2025 science fiction mystery novella. Dorothy Gentleman, ship's
detective aboard a starship on a thousand-year voyage, suddenly finds
herself incarnated in the body of a stranger, as a result of an
emergency backup program she wasn't even aware of. Someone aboard the
ship has just been murdered, and Dorothy's main recorded personality
has been erased. So now what?
Well, this is fun. In a setting where people are functionally
immortal, why do you murder someone if they won't stay murdered? How,
and why, did someone wipe a completely different recorded personality?
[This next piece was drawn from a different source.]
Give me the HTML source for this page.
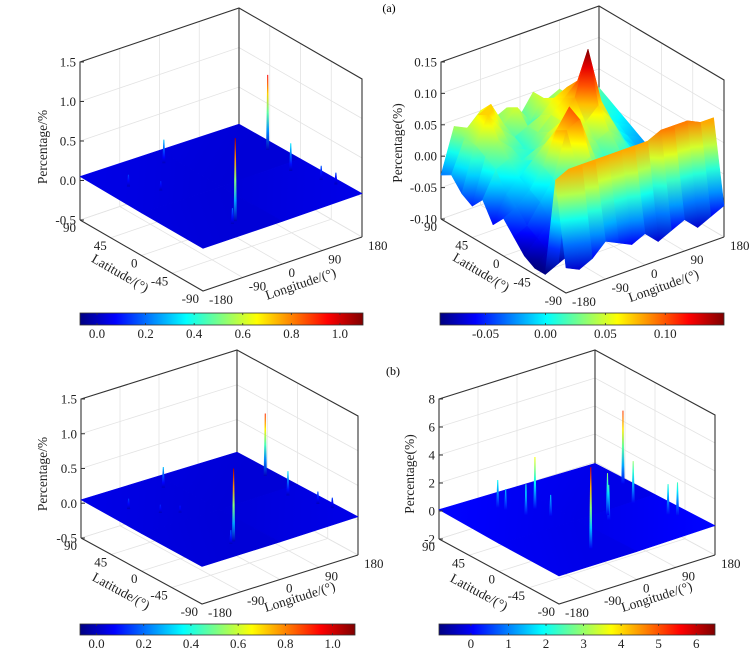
<!DOCTYPE html>
<html><head><meta charset="utf-8"><style>
html,body{margin:0;padding:0;background:#fff;}
svg{display:block;font-family:"Liberation Serif",serif;}
</style></head><body>
<svg id="fig" xmlns="http://www.w3.org/2000/svg" width="752" height="657" viewBox="0 0 752 657">
<rect width="752" height="657" fill="#fff"/>
<defs id="defs"></defs>
<text x="389" y="12" font-size="12" text-anchor="middle">(a)</text>
<text x="393" y="375" font-size="12" text-anchor="middle">(b)</text>
</svg>
<script>
const latTicks=[90,45,0,-45,-90];
const latLabels=["90","45","0","-45","-90"];
const lonTicks=[-180,-90,0,90,180];
const lonLabels=["-180","-90","0","90","180"];

const alZTicks=[-0.5,0,0.5,1.0,1.5];
const alZLabels=["-0.5","0.0","0.5","1.0","1.5"];
const alCTicks=[0,0.2,0.4,0.6,0.8,1.0];
const alCLabels=["0.0","0.2","0.4","0.6","0.8","1.0"];
const alSurfLat=[90,0,-90];
const alSurfLon=[-180,0,180];
const alSurfVals=[[0.05,0.04,0.03],[0.04,0.03,0.04],[0.04,0.04,0.05]];
const alSpikeLat=[-59,37,72,-9,-40,-55,54,30,-62];
const alSpikeLon=[-59,163,-18,144,165,175,-126,-90,-70];
const alSpikeVal=[1.05,0.95,0.3,0.35,0.18,0.15,0.15,0.12,0.2];

const arLat=[90,75,60,45,30,15,0,-15,-30,-45,-60,-75,-90];
const arLon=[-180,-150,-120,-90,-60,-30,0,30,60,90,120,150,180];
const arVals=[
[-0.03,0.04,0.03,0.05,0.03,0.04,0.02,0.05,0.03,0.04,0.02,0.03,0.02],
[-0.02,0.03,0.06,0.07,0.03,0.05,0.02,0.05,0.04,0.03,0.03,0.02,0.01],
[-0.04,0.03,0.07,0.04,0.02,0.03,0.04,0.06,0.07,0.04,0.02,0.01,0.00],
[-0.05,0.02,0.04,0.02,0.01,0.03,0.05,0.07,0.09,0.05,0.02,0.00,-0.01],
[-0.03,0.01,0.02,0.01,0.02,0.04,0.05,0.08,0.15,0.06,0.01,-0.01,-0.02],
[-0.06,-0.02,0.00,0.02,0.04,0.06,0.04,0.05,0.07,0.04,0.00,-0.02,-0.03],
[-0.04,-0.03,-0.01,0.02,0.07,0.10,0.05,0.03,0.04,0.02,-0.01,-0.03,-0.05],
[-0.06,-0.05,-0.02,0.01,0.08,0.09,0.03,0.01,0.02,0.00,-0.03,-0.05,-0.07],
[-0.08,-0.06,-0.04,-0.02,0.03,0.04,0.00,-0.02,-0.01,-0.02,-0.04,-0.06,-0.08],
[-0.09,-0.07,-0.06,-0.04,-0.03,-0.01,-0.03,-0.04,-0.03,-0.04,-0.05,-0.07,-0.06],
[-0.09,-0.08,-0.07,-0.06,-0.05,-0.04,-0.05,-0.06,-0.05,-0.06,-0.07,-0.08,-0.07],
[0.07,0.08,0.08,0.08,0.08,0.08,0.08,0.08,0.09,0.09,0.09,0.08,0.08],
[-0.06,-0.07,-0.06,-0.04,-0.05,-0.06,-0.05,-0.07,-0.06,-0.05,-0.07,-0.06,-0.05]];
const arZTicks=[-0.10,-0.05,0,0.05,0.10,0.15];
const arZLabels=["-0.10","-0.05","0.00","0.05","0.10","0.15"];
const arCTicks=[-0.05,0,0.05,0.10];
const arCLabels=["-0.05","0.00","0.05","0.10"];

const blZTicks=[-0.5,0,0.5,1.0,1.5];
const blZLabels=["-0.5","0.0","0.5","1.0","1.5"];
const blCTicks=[0,0.2,0.4,0.6,0.8,1.0];
const blCLabels=["0.0","0.2","0.4","0.6","0.8","1.0"];
const blSurfLat=[90,0,-90];
const blSurfLon=[-180,0,180];
const blSurfVals=[[0.05,0.04,0.03],[0.04,0.03,0.04],[0.04,0.04,0.05]];
const blSpikeLat=[-59,37,72,-9,-40,-55,54,30,-62,20];
const blSpikeLon=[-59,163,-18,144,165,175,-126,-90,-70,-60];
const blSpikeVal=[1.05,0.9,0.3,0.35,0.18,0.15,0.15,0.12,0.2,0.1];

const brZTicks=[-2,0,2,4,6,8];
const brZLabels=["-2","0","2","4","6","8"];
const brCTicks=[0,1,2,3,4,5,6];
const brCLabels=["0","1","2","3","4","5","6"];
const brSurfLat=[90,0,-90];
const brSurfLon=[-180,0,180];
const brSurfVals=[[0.1,0.0,-0.1],[0.0,-0.1,0.0],[0.0,0.0,0.1]];
const brSpikeLat=[-59,37,41,63,55,35,20,-19,-10,-3,-43,-50];
const brSpikeLon=[-59,163,-34,-86,-80,-64,-30,44,55,125,144,155];
const brSpikeVal=[5.8,5.2,3.7,2.0,1.5,2.2,1.5,2.5,3.0,3.0,2.2,2.4];

const NS="http://www.w3.org/2000/svg";
const svg=document.getElementById('fig');
const defs=document.getElementById('defs');
let gid=0;
function mk(tag,attrs,parent){const e=document.createElementNS(NS,tag);for(const k in attrs)e.setAttribute(k,attrs[k]);(parent||svg).appendChild(e);return e;}
function jet(t){t=Math.max(0,Math.min(1,t));const c=x=>Math.round(255*Math.max(0,Math.min(1,x)));return `rgb(${c(1.5-Math.abs(4*t-3))},${c(1.5-Math.abs(4*t-2))},${c(1.5-Math.abs(4*t-1))})`;}
function P(c,lat,lon,z){const u=(90-lat)/180,v=(lon+180)/360;const x=c.L[0]+u*(c.F[0]-c.L[0])+v*(c.R[0]-c.F[0]);let y=c.L[1]+u*(c.F[1]-c.L[1])+v*(c.R[1]-c.F[1]);y-=(z-c.zmin)/(c.zmax-c.zmin)*c.H;return [x,y];}
function grad(c,p1,z1,p2,z2){const id='g'+(gid++);const g=mk('linearGradient',{id:id,gradientUnits:'userSpaceOnUse',x1:p1[0],y1:p1[1],x2:p2[0],y2:p2[1]},defs);for(let k=0;k<=4;k++){const val=z1+(z2-z1)*k/4;mk('stop',{offset:k/4,'stop-color':jet((val-c.cmin)/(c.cmax-c.cmin))},g);}return 'url(#'+id+')';}

function drawPanel(c,key,zTicks,zLabels,cTicks,cLabels,sLat,sLon,sVals,spLat,spLon,spVal){
  const g=mk('g',{});
  
  
  const gc='#e3e3e3';
  for(let i=0;i<zTicks.length;i++){
    const a=P(c,90,-180,zTicks[i]),b=P(c,90,180,zTicks[i]),r=P(c,-90,180,zTicks[i]);
    const l=mk('polyline',{points:`${a} ${b} ${r}`,fill:'none',stroke:gc,'stroke-width':0.8},g);
    
    
  }
  for(let i=0;i<lonTicks.length;i++){
    const a=P(c,90,lonTicks[i],c.zmin),b=P(c,90,lonTicks[i],c.zmax),f=P(c,-90,lonTicks[i],c.zmin);
    const l=mk('polyline',{points:`${f} ${a} ${b}`,fill:'none',stroke:gc,'stroke-width':0.8},g);
    
    
  }
  for(let i=0;i<latTicks.length;i++){
    const a=P(c,latTicks[i],-180,c.zmin),b=P(c,latTicks[i],180,c.zmin),t=P(c,latTicks[i],180,c.zmax);
    const l=mk('polyline',{points:`${a} ${b} ${t}`,fill:'none',stroke:gc,'stroke-width':0.8},g);
    
    
  }
  const Lb=P(c,90,-180,c.zmin),Lt=P(c,90,-180,c.zmax),Bb=P(c,90,180,c.zmin),Bt=P(c,90,180,c.zmax),Rb=P(c,-90,180,c.zmin),Rt=P(c,-90,180,c.zmax),Fb=P(c,-90,-180,c.zmin);
  const box=mk('path',{d:`M${Lb}L${Lt}L${Bt}L${Rt}L${Rb}M${Bb}L${Bt}M${Lb}L${Fb}L${Rb}`,fill:'none',stroke:'#333','stroke-width':1.1},g);
  
  
  const quads=[];
  for(let i=0;i<sLat.length-1;i++)for(let j=0;j<sLon.length-1;j++){
    const u=(90-(sLat[i]+sLat[i+1])/2)/180,v=((sLon[j]+sLon[j+1])/2+180)/360;quads.push([i,j,u-v]);}
  quads.sort((a,b)=>a[2]-b[2]);
  for(const q of quads){
    const [i,j]=q;
    const pts=[[sLat[i],sLon[j],sVals[i][j]],[sLat[i+1],sLon[j],sVals[i+1][j]],[sLat[i+1],sLon[j+1],sVals[i+1][j+1]],[sLat[i],sLon[j+1],sVals[i][j+1]]];
    let mx=0,mn=0;pts.forEach((p,k)=>{if(p[2]>pts[mx][2])mx=k;if(p[2]<pts[mn][2])mn=k;});
    const pp=pts.map(p=>P(c,p[0],p[1],p[2]));
    let fill;
    if(pts[mx][2]-pts[mn][2]<1e-9) fill=jet((pts[0][2]-c.cmin)/(c.cmax-c.cmin));
    else{let p1=pp[mx],p2=pp[mn];if(Math.abs(p1[1]-p2[1])<0.5&&Math.abs(p1[0]-p2[0])<0.5)p2=[p2[0],p2[1]+1];fill=grad(c,p1,pts[mx][2],p2,pts[mn][2]);}
    const s=mk('polygon',{points:pp.map(p=>p.join(',')).join(' '),fill:fill,stroke:fill,'stroke-width':0.6,'stroke-linejoin':'round'},g);
    
    
  }
  for(let k=0;k<spVal.length;k++){
    const b=P(c,spLat[k],spLon[k],0),t=P(c,spLat[k],spLon[k],spVal[k]);
    const fill=grad(c,t,spVal[k],b,0);
    const s=mk('polygon',{points:`${b[0]-1.6},${b[1]} ${t[0]-0.5},${t[1]} ${t[0]+0.5},${t[1]} ${b[0]+1.6},${b[1]}`,fill:fill},g);
    
    
  }
  for(let i=0;i<zTicks.length;i++){
    const p=P(c,90,-180,zTicks[i]);
    const tk=mk('line',{x1:p[0],y1:p[1],x2:p[0]+4,y2:p[1],stroke:'#333','stroke-width':1},g);
    
    
    const t=mk('text',{x:p[0]-4,y:p[1]+4.5,'font-size':13,'text-anchor':'end',fill:'#222'},g);
    t.textContent=zLabels[i];
    
    
  }
  for(let i=0;i<latTicks.length;i++){
    const p=P(c,latTicks[i],-180,c.zmin);
    const t=mk('text',{x:p[0]-4,y:p[1]+12,'font-size':13,'text-anchor':'end',fill:'#222'},g);
    t.textContent=latLabels[i];
    
    
  }
  for(let i=0;i<lonTicks.length;i++){
    const p=P(c,-90,lonTicks[i],c.zmin);
    const t=mk('text',{x:p[0]+6,y:p[1]+13,'font-size':13,'text-anchor':'start',fill:'#222'},g);
    t.textContent=lonLabels[i];
    
    
  }
  const ang1=Math.atan2(c.F[1]-c.L[1],c.F[0]-c.L[0])*180/Math.PI;
  const ang2=Math.atan2(c.R[1]-c.F[1],c.R[0]-c.F[0])*180/Math.PI;
  const lx=c.L[0]+38,ly=c.L[1]+57;
  const lt=mk('text',{x:lx,y:ly,'font-size':13.5,'text-anchor':'middle',transform:`rotate(${ang1} ${lx} ${ly})`,fill:'#222'},g);
  lt.textContent='Latitude/(°)';
  
  
  const ox=c.F[0]+99,oy=c.F[1]-3;
  const ot=mk('text',{x:ox,y:oy,'font-size':13.5,'text-anchor':'middle',transform:`rotate(${ang2} ${ox} ${oy})`,fill:'#222'},g);
  ot.textContent='Longitude/(°)';
  
  
  const zt=mk('text',{x:c.yl[0],y:c.yl[1],'font-size':13.5,'text-anchor':'middle',transform:`rotate(-90 ${c.yl[0]} ${c.yl[1]})`,fill:'#222'},g);
  zt.textContent=c.ylabel;
  
  
  const cid='cb'+(gid++);
  const cg=mk('linearGradient',{id:cid,x1:0,y1:0,x2:1,y2:0},defs);
  for(let k=0;k<=16;k++)mk('stop',{offset:k/16,'stop-color':jet(k/16)},cg);
  const cb=mk('rect',{x:c.cb[0],y:c.cb[1],width:c.cb[2]-c.cb[0],height:c.cb[3]-c.cb[1],fill:`url(#${cid})`,stroke:'#333','stroke-width':0.8},g);
  
  
  for(let i=0;i<cTicks.length;i++){
    const x=c.cb[0]+(cTicks[i]-c.cmin)/(c.cmax-c.cmin)*(c.cb[2]-c.cb[0]);
    const tk=mk('path',{d:`M${x},${c.cb[1]}v2M${x},${c.cb[3]}v-2`,stroke:'#333','stroke-width':0.8},g);
    
    
    const t=mk('text',{x:x,y:c.cb[3]+13,'font-size':13,'text-anchor':'middle',fill:'#222'},g);
    t.textContent=cLabels[i];
    
    
  }
}
drawPanel({L:[80,220],F:[203,291],R:[362,237],H:158,zmin:-0.5,zmax:1.5,cmin:-0.07,cmax:1.095,cb:[80,313,363,325],yl:[47,147],ylabel:'Percentage/%'},'panel-a-left',alZTicks,alZLabels,alCTicks,alCLabels,alSurfLat,alSurfLon,alSurfVals,alSpikeLat,alSpikeLon,alSpikeVal);
drawPanel({L:[441,219],F:[566,293],R:[724,237],H:157,zmin:-0.10,zmax:0.15,cmin:-0.088,cmax:0.149,cb:[440,313,724,325],yl:[402,143],ylabel:'Percentage(%)'},'panel-a-right',arZTicks,arZLabels,arCTicks,arCLabels,arLat,arLon,arVals,[],[],[]);
drawPanel({L:[81,538],F:[202,604],R:[358,555],H:139,zmin:-0.5,zmax:1.5,cmin:-0.07,cmax:1.095,cb:[80,624,355,635],yl:[47,474],ylabel:'Percentage/%'},'panel-b-left',blZTicks,blZLabels,blCTicks,blCLabels,blSurfLat,blSurfLon,blSurfVals,blSpikeLat,blSpikeLon,blSpikeVal);
drawPanel({L:[439,539],F:[559,604],R:[715,555],H:140,zmin:-2,zmax:8,cmin:-0.85,cmax:6.5,cb:[439,624,715,635],yl:[414,474],ylabel:'Percentage(%)'},'panel-b-right',brZTicks,brZLabels,brCTicks,brCLabels,brSurfLat,brSurfLon,brSurfVals,brSpikeLat,brSpikeLon,brSpikeVal);
</script>
</body></html>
And is it possible that Dorothy has unwittingly overwritten the actual
murderer?
Some of it crumples a bit when you poke it. These people are happy to
drop in and out of a series of bodies for the voyage, but everyone
expects they'll settle down and live out a normal human lifespan once
they get where they're going? Why are the personality records
physically shelved rather than being multiply recorded across diverse
locations? Most of this is to make the plot work, but Waite is a good
enough writer, and clearly having such a good time translating Golden
Age detective tropes into space, that I found it easy to forgive her.
There are also lovely atmospheric descriptions of this ship that's
clearly designed to provide a pleasant, if sometimes baroque,
environment for its passengers and crew. Altogether recommended.